From the Texas Tribune: Odd Texas voting law on interpreters scuttled before November election

More voting rights conflict between Texas and the U.S.

And more adjustments to election law in Texas.

- Click here for the article.

Mallika Das, a U.S. citizen who was born in India, walked into a Williamson County polling place in 2014 eager to cast her ballot.

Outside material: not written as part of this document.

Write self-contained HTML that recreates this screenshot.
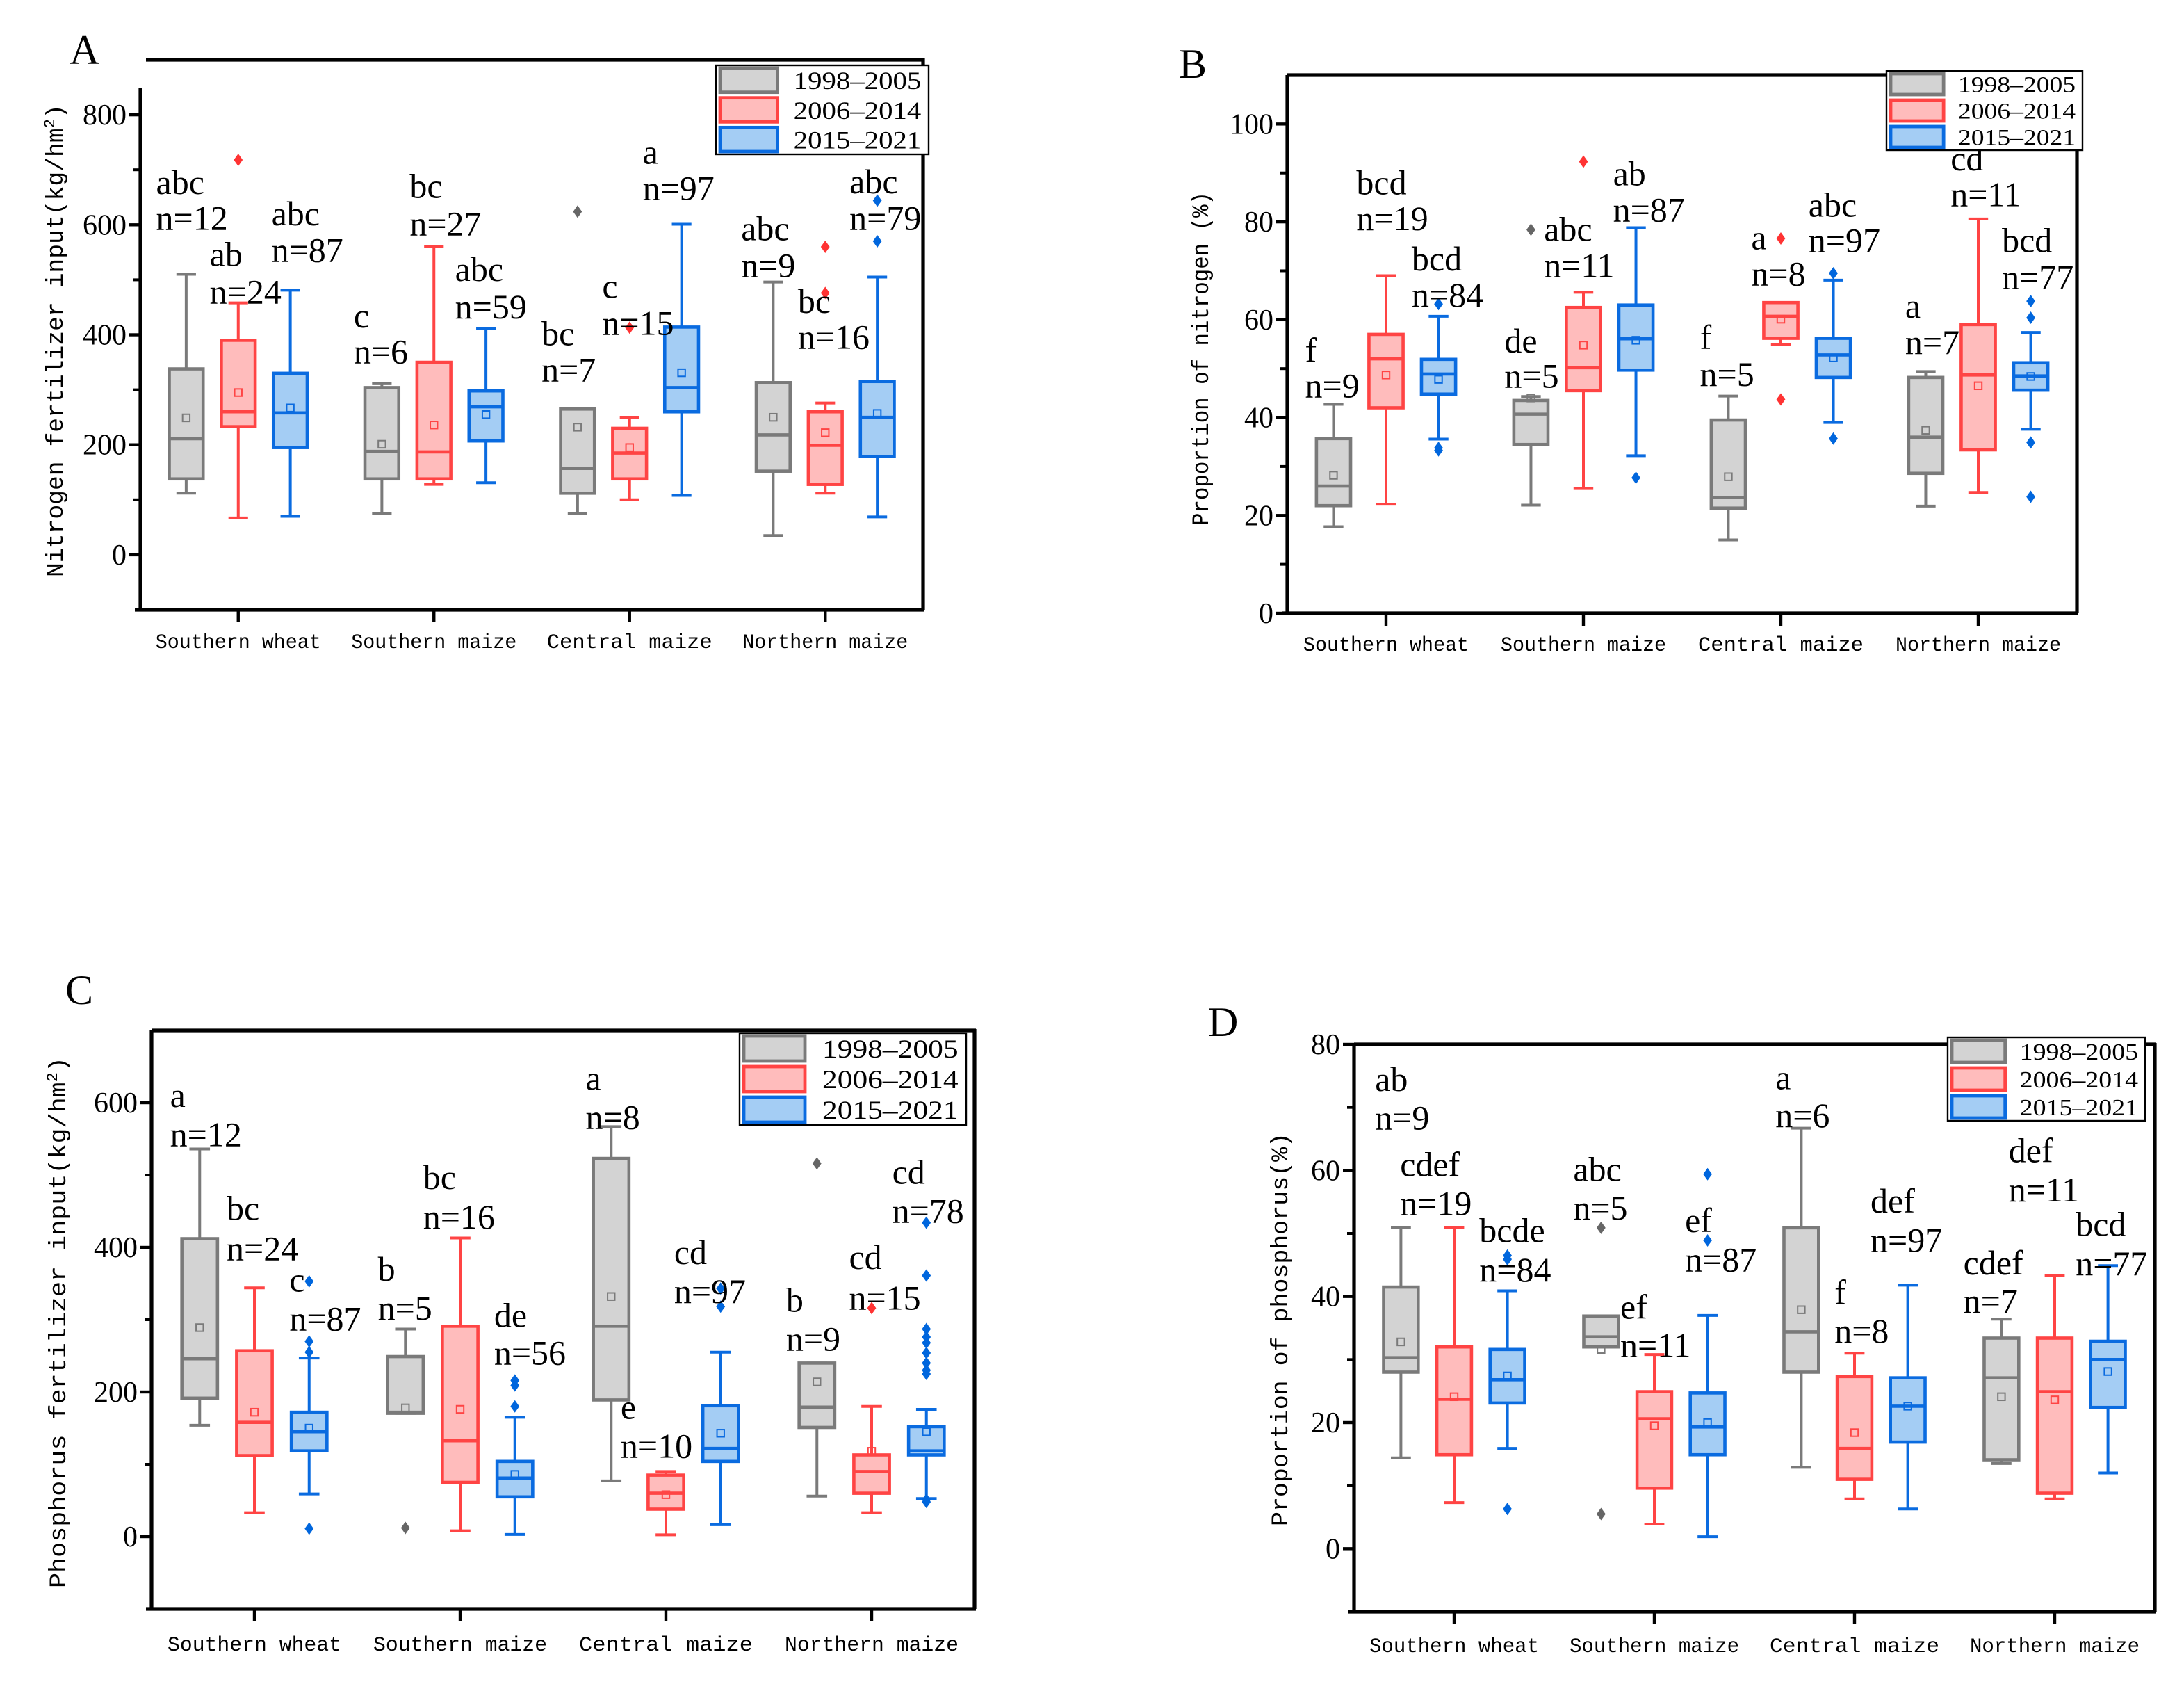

Because she was not proficient in English and had found it difficult to vote in the past, Das brought her son, Saurabh, to help her. They both spoke Bengali, an Asian dialect. But when Saurabh told poll workers he was there to interpret the English ballot for his mother, the duo ran into an unexpected requirement.
By law, a poll official determined, Saurabh could not serve as an interpreter for his mother because he was not registered to vote in the county. Saurabh was registered to vote in neighboring Travis County.
Das proceeded to vote without her son’s assistance but was unable to “vote properly” for all of the electoral measures because she could not “sufficiently comprehend the ballot,” according to a lawsuit she later filed.
Das died before the lawsuit was resolved, but her dilemma, laid out in court filings, is part of an ongoing legal battle over a little-noticed provision of Texas election requiring interpreters to be registered voters in the same county in which they are providing help. Ahead of the November election, a federal district judge has blocked Texas from enforcing that provision, ruling it violates the federal Voting Rights Act. Texas is appealing that ruling to the U.S. 5th Circuit Court of Appeals.
The requirement will not be in effect during the upcoming election. The Secretary of State’s office has updated poll worker training material to be consistent with the ruling, said spokeswoman Alicia Pierce. And voter education groups that focus on language-minority voters like Asian Texans are working to ensure that voters get the word they can bring just about anyone, including their minor children, to help them vote.
But the case has highlighted a provision of Texas election law that appears to be at odds with federal protections for voters unable to read or write in English. At the heart of the case is whether voters are expected to know the difference between an “interpreter” and an “assistor” in the eyes of Texas election law.
The federal Voting Rights Act requires that any voter who requires assistance because of visual impairments, disabilities or literacy skills can be helped in casting a ballot by the person of their choice, as long as it’s not their employer or a union leader.